Short problem:
Write out each line that follows exactly as it stands, without the pictures.
──────── Provided data
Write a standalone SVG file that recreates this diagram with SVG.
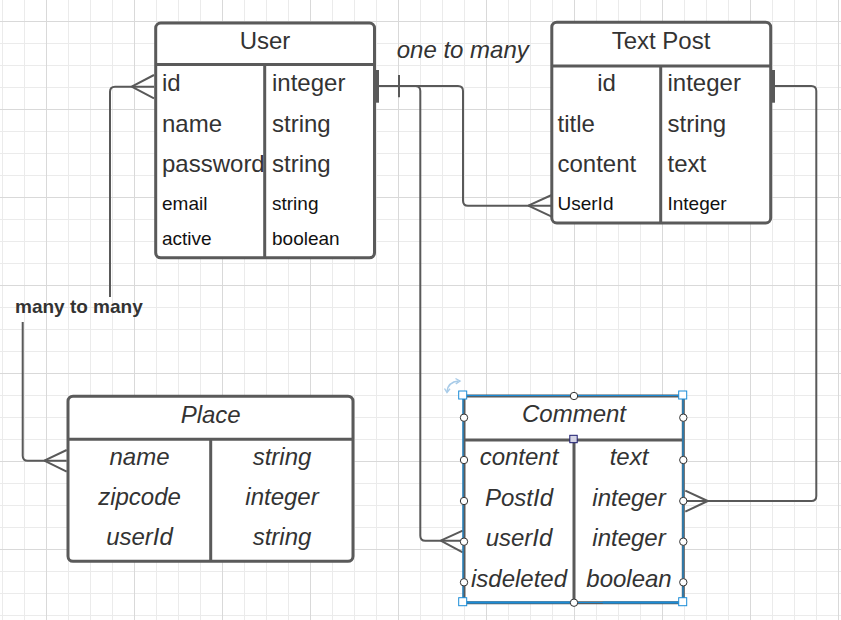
<svg xmlns="http://www.w3.org/2000/svg" width="841" height="620" viewBox="0 0 841 620">
<defs>
<pattern id="grid" patternUnits="userSpaceOnUse" x="0" y="0" width="88" height="88">
<path d="M2.5,0V88M24.5,0V88M68.5,0V88M0,43.5H88M0,65.5H88M0,87.5H88" stroke="#ebebeb" stroke-width="1" fill="none"/>
<path d="M46.5,0V88M0,21.5H88" stroke="#d9d9d9" stroke-width="1" fill="none"/>
</pattern>
<style>
.box{fill:#fff;stroke:#5a5a5a;stroke-width:3}
.sep{stroke:#5a5a5a;stroke-width:3;fill:none}
.t{font-family:"Liberation Sans",Arial,sans-serif;font-size:24px;fill:#333}
.s{font-family:"Liberation Sans",Arial,sans-serif;font-size:19px;fill:#111}
.i{font-style:italic}
.m{text-anchor:middle}
.c{fill:none;stroke:#595959;stroke-width:2}
.bar{fill:#595959}
.h{fill:#fff;stroke:#333;stroke-width:1}
.q{fill:#fff;stroke:#1a8cd8;stroke-width:1}
</style>
</defs>
<rect width="841" height="620" fill="#fff"/>
<rect width="841" height="620" fill="url(#grid)"/>

<g id="connectors">
<path class="c" d="M379,86H415.3Q420.3,86 420.3,91V535.7Q420.3,540.7 425.3,540.7H462.7"/>
<path class="c" d="M379,86H458Q463,86 463,91V200.7Q463,205.7 468,205.7H551.7"/>
<path class="c" d="M528.3,205.7L551.7,195M528.3,205.7L551.7,216.7"/>
<path class="c" d="M440.7,540.7L462.7,530.7M440.7,540.7L462.7,552.3"/>
<rect class="bar" x="375.7" y="70" width="3.3" height="32.7"/>
<path class="c" d="M399,75V97.3"/>
<path class="c" d="M775,86H811.3Q816.3,86 816.3,91V496Q816.3,501 811.3,501H685.3"/>
<path class="c" d="M707.7,501L685.3,490.7M707.7,501L685.3,511.7"/>
<rect class="bar" x="771.7" y="70" width="3.3" height="32.7"/>
<path class="c" d="M154,86.7H115Q110,86.7 110,91.7V297"/>
<path class="c" d="M22.7,322V455.7Q22.7,460.7 27.7,460.7H66.7"/>
<path class="c" d="M131.7,86.7L154,75M131.7,86.7L154,98.3"/>
<path class="c" d="M44.3,460.7L66.7,450M44.3,460.7L66.7,471.7"/>
<text x="15" y="313.3" font-family="Liberation Sans, Arial, sans-serif" font-size="19" font-weight="bold" fill="#333">many to many</text>
<text class="t i" x="396.7" y="58.3">one to many</text>
</g>

<g id="user">
<rect class="box" x="155.7" y="23" width="218.8" height="234.8" rx="5"/>
<path class="sep" d="M155.7,64.5H374.5M264.7,64.5V257.8"/>
<text class="t m" x="265" y="49">User</text>
<text class="t" x="162" y="91">id</text>
<text class="t" x="272" y="91">integer</text>
<text class="t" x="162" y="132">name</text>
<text class="t" x="272" y="132">string</text>
<text class="t" x="162" y="172">password</text>
<text class="t" x="272" y="172">string</text>
<text class="s" x="162" y="210">email</text>
<text class="s" x="272" y="210">string</text>
<text class="s" x="162" y="245">active</text>
<text class="s" x="272" y="245">boolean</text>
</g>

<g id="textpost">
<rect class="box" x="551.8" y="22.2" width="218.9" height="200.8" rx="5"/>
<path class="sep" d="M551.8,66H770.7M660.7,66V223"/>
<text class="t m" x="661" y="49">Text Post</text>
<text class="t m" x="606.5" y="91">id</text>
<text class="t" x="667.5" y="91">integer</text>
<text class="t" x="557.5" y="132">title</text>
<text class="t" x="667.5" y="132">string</text>
<text class="t" x="557.5" y="172">content</text>
<text class="t" x="667.5" y="172">text</text>
<text class="s" x="557.5" y="210">UserId</text>
<text class="s" x="667.5" y="210">Integer</text>
</g>

<g id="place">
<rect class="box" x="68" y="396.2" width="285" height="165.1" rx="5"/>
<path class="sep" d="M68,439.2H353M210.7,439.2V561.3"/>
<text class="t i m" x="210.7" y="423">Place</text>
<text class="t i m" x="139.5" y="465">name</text>
<text class="t i m" x="282" y="465">string</text>
<text class="t i m" x="139.5" y="505">zipcode</text>
<text class="t i m" x="282" y="505">integer</text>
<text class="t i m" x="139.5" y="545">userId</text>
<text class="t i m" x="282" y="545">string</text>
</g>

<g id="comment">
<rect class="box" x="464" y="396" width="219.3" height="206.7" rx="2"/>
<path class="sep" d="M464,440H683.3M574,440V602.7"/>
<text class="t i m" x="574" y="422">Comment</text>
<text class="t i m" x="519" y="465">content</text>
<text class="t i m" x="629" y="465">text</text>
<text class="t i m" x="519" y="506">PostId</text>
<text class="t i m" x="629" y="506">integer</text>
<text class="t i m" x="519" y="546">userId</text>
<text class="t i m" x="629" y="546">integer</text>
<text class="t i m" x="519" y="587">isdeleted</text>
<text class="t i m" x="629" y="587">boolean</text>
<rect x="463" y="395.5" width="220" height="207" fill="none" stroke="#1a8cd8" stroke-width="1.2"/>
<path d="M602.7,602.5H683" stroke="#1a8cd8" stroke-width="2" fill="none"/>
<path d="M464,602.5H574" stroke="#1a8cd8" stroke-width="2" fill="none"/>
<path d="M447,391.5Q448,382 458.5,381" fill="none" stroke="#a8cbe8" stroke-width="1.6"/>
<path d="M455.5,378.5L460,381L455.8,383.8M444.5,388.5L447,392.5L450,388.8" fill="none" stroke="#a8cbe8" stroke-width="1.4"/>
<circle class="h" cx="574" cy="396" r="3.7"/>
<circle class="h" cx="574" cy="602.7" r="3.7"/>
<circle class="h" cx="464" cy="417.7" r="3.7"/>
<circle class="h" cx="464" cy="460" r="3.7"/>
<circle class="h" cx="464" cy="501" r="3.7"/>
<circle class="h" cx="464" cy="541.7" r="3.7"/>
<circle class="h" cx="464" cy="582.3" r="3.7"/>
<circle class="h" cx="683.3" cy="417.7" r="3.7"/>
<circle class="h" cx="683.3" cy="460" r="3.7"/>
<circle class="h" cx="683.3" cy="501" r="3.7"/>
<circle class="h" cx="683.3" cy="541.7" r="3.7"/>
<circle class="h" cx="683.3" cy="582.3" r="3.7"/>
<rect class="q" x="458.7" y="391" width="8" height="8"/>
<rect class="q" x="678.7" y="391" width="8" height="8"/>
<rect class="q" x="458.7" y="597.7" width="8" height="8"/>
<rect class="q" x="678.7" y="597.7" width="8" height="8"/>
<rect x="569.8" y="435.3" width="7.4" height="7.4" fill="#d4d4e4" stroke="#1a1a6e" stroke-width="1"/>
</g>
</svg>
────────────────
Answer to the task:
Write a standalone SVG file that recreates this diagram with SVG.
<svg xmlns="http://www.w3.org/2000/svg" width="841" height="620" viewBox="0 0 841 620">
<defs>
<pattern id="grid" patternUnits="userSpaceOnUse" x="0" y="0" width="88" height="88">
<path d="M2.5,0V88M24.5,0V88M68.5,0V88M0,43.5H88M0,65.5H88M0,87.5H88" stroke="#ebebeb" stroke-width="1" fill="none"/>
<path d="M46.5,0V88M0,21.5H88" stroke="#d9d9d9" stroke-width="1" fill="none"/>
</pattern>
<style>
.box{fill:#fff;stroke:#5a5a5a;stroke-width:3}
.sep{stroke:#5a5a5a;stroke-width:3;fill:none}
.t{font-family:"Liberation Sans",Arial,sans-serif;font-size:24px;fill:#333}
.s{font-family:"Liberation Sans",Arial,sans-serif;font-size:19px;fill:#111}
.i{font-style:italic}
.m{text-anchor:middle}
.c{fill:none;stroke:#595959;stroke-width:2}
.bar{fill:#595959}
.h{fill:#fff;stroke:#333;stroke-width:1}
.q{fill:#fff;stroke:#1a8cd8;stroke-width:1}
</style>
</defs>
<rect width="841" height="620" fill="#fff"/>
<rect width="841" height="620" fill="url(#grid)"/>

<g id="connectors">
<path class="c" d="M379,86H415.3Q420.3,86 420.3,91V535.7Q420.3,540.7 425.3,540.7H462.7"/>
<path class="c" d="M379,86H458Q463,86 463,91V200.7Q463,205.7 468,205.7H551.7"/>
<path class="c" d="M528.3,205.7L551.7,195M528.3,205.7L551.7,216.7"/>
<path class="c" d="M440.7,540.7L462.7,530.7M440.7,540.7L462.7,552.3"/>
<rect class="bar" x="375.7" y="70" width="3.3" height="32.7"/>
<path class="c" d="M399,75V97.3"/>
<path class="c" d="M775,86H811.3Q816.3,86 816.3,91V496Q816.3,501 811.3,501H685.3"/>
<path class="c" d="M707.7,501L685.3,490.7M707.7,501L685.3,511.7"/>
<rect class="bar" x="771.7" y="70" width="3.3" height="32.7"/>
<path class="c" d="M154,86.7H115Q110,86.7 110,91.7V297"/>
<path class="c" d="M22.7,322V455.7Q22.7,460.7 27.7,460.7H66.7"/>
<path class="c" d="M131.7,86.7L154,75M131.7,86.7L154,98.3"/>
<path class="c" d="M44.3,460.7L66.7,450M44.3,460.7L66.7,471.7"/>
<text x="15" y="313.3" font-family="Liberation Sans, Arial, sans-serif" font-size="19" font-weight="bold" fill="#333">many to many</text>
<text class="t i" x="396.7" y="58.3">one to many</text>
</g>

<g id="user">
<rect class="box" x="155.7" y="23" width="218.8" height="234.8" rx="5"/>
<path class="sep" d="M155.7,64.5H374.5M264.7,64.5V257.8"/>
<text class="t m" x="265" y="49">User</text>
<text class="t" x="162" y="91">id</text>
<text class="t" x="272" y="91">integer</text>
<text class="t" x="162" y="132">name</text>
<text class="t" x="272" y="132">string</text>
<text class="t" x="162" y="172">password</text>
<text class="t" x="272" y="172">string</text>
<text class="s" x="162" y="210">email</text>
<text class="s" x="272" y="210">string</text>
<text class="s" x="162" y="245">active</text>
<text class="s" x="272" y="245">boolean</text>
</g>

<g id="textpost">
<rect class="box" x="551.8" y="22.2" width="218.9" height="200.8" rx="5"/>
<path class="sep" d="M551.8,66H770.7M660.7,66V223"/>
<text class="t m" x="661" y="49">Text Post</text>
<text class="t m" x="606.5" y="91">id</text>
<text class="t" x="667.5" y="91">integer</text>
<text class="t" x="557.5" y="132">title</text>
<text class="t" x="667.5" y="132">string</text>
<text class="t" x="557.5" y="172">content</text>
<text class="t" x="667.5" y="172">text</text>
<text class="s" x="557.5" y="210">UserId</text>
<text class="s" x="667.5" y="210">Integer</text>
</g>

<g id="place">
<rect class="box" x="68" y="396.2" width="285" height="165.1" rx="5"/>
<path class="sep" d="M68,439.2H353M210.7,439.2V561.3"/>
<text class="t i m" x="210.7" y="423">Place</text>
<text class="t i m" x="139.5" y="465">name</text>
<text class="t i m" x="282" y="465">string</text>
<text class="t i m" x="139.5" y="505">zipcode</text>
<text class="t i m" x="282" y="505">integer</text>
<text class="t i m" x="139.5" y="545">userId</text>
<text class="t i m" x="282" y="545">string</text>
</g>

<g id="comment">
<rect class="box" x="464" y="396" width="219.3" height="206.7" rx="2"/>
<path class="sep" d="M464,440H683.3M574,440V602.7"/>
<text class="t i m" x="574" y="422">Comment</text>
<text class="t i m" x="519" y="465">content</text>
<text class="t i m" x="629" y="465">text</text>
<text class="t i m" x="519" y="506">PostId</text>
<text class="t i m" x="629" y="506">integer</text>
<text class="t i m" x="519" y="546">userId</text>
<text class="t i m" x="629" y="546">integer</text>
<text class="t i m" x="519" y="587">isdeleted</text>
<text class="t i m" x="629" y="587">boolean</text>
<rect x="463" y="395.5" width="220" height="207" fill="none" stroke="#1a8cd8" stroke-width="1.2"/>
<path d="M602.7,602.5H683" stroke="#1a8cd8" stroke-width="2" fill="none"/>
<path d="M464,602.5H574" stroke="#1a8cd8" stroke-width="2" fill="none"/>
<path d="M447,391.5Q448,382 458.5,381" fill="none" stroke="#a8cbe8" stroke-width="1.6"/>
<path d="M455.5,378.5L460,381L455.8,383.8M444.5,388.5L447,392.5L450,388.8" fill="none" stroke="#a8cbe8" stroke-width="1.4"/>
<circle class="h" cx="574" cy="396" r="3.7"/>
<circle class="h" cx="574" cy="602.7" r="3.7"/>
<circle class="h" cx="464" cy="417.7" r="3.7"/>
<circle class="h" cx="464" cy="460" r="3.7"/>
<circle class="h" cx="464" cy="501" r="3.7"/>
<circle class="h" cx="464" cy="541.7" r="3.7"/>
<circle class="h" cx="464" cy="582.3" r="3.7"/>
<circle class="h" cx="683.3" cy="417.7" r="3.7"/>
<circle class="h" cx="683.3" cy="460" r="3.7"/>
<circle class="h" cx="683.3" cy="501" r="3.7"/>
<circle class="h" cx="683.3" cy="541.7" r="3.7"/>
<circle class="h" cx="683.3" cy="582.3" r="3.7"/>
<rect class="q" x="458.7" y="391" width="8" height="8"/>
<rect class="q" x="678.7" y="391" width="8" height="8"/>
<rect class="q" x="458.7" y="597.7" width="8" height="8"/>
<rect class="q" x="678.7" y="597.7" width="8" height="8"/>
<rect x="569.8" y="435.3" width="7.4" height="7.4" fill="#d4d4e4" stroke="#1a1a6e" stroke-width="1"/>
</g>
</svg>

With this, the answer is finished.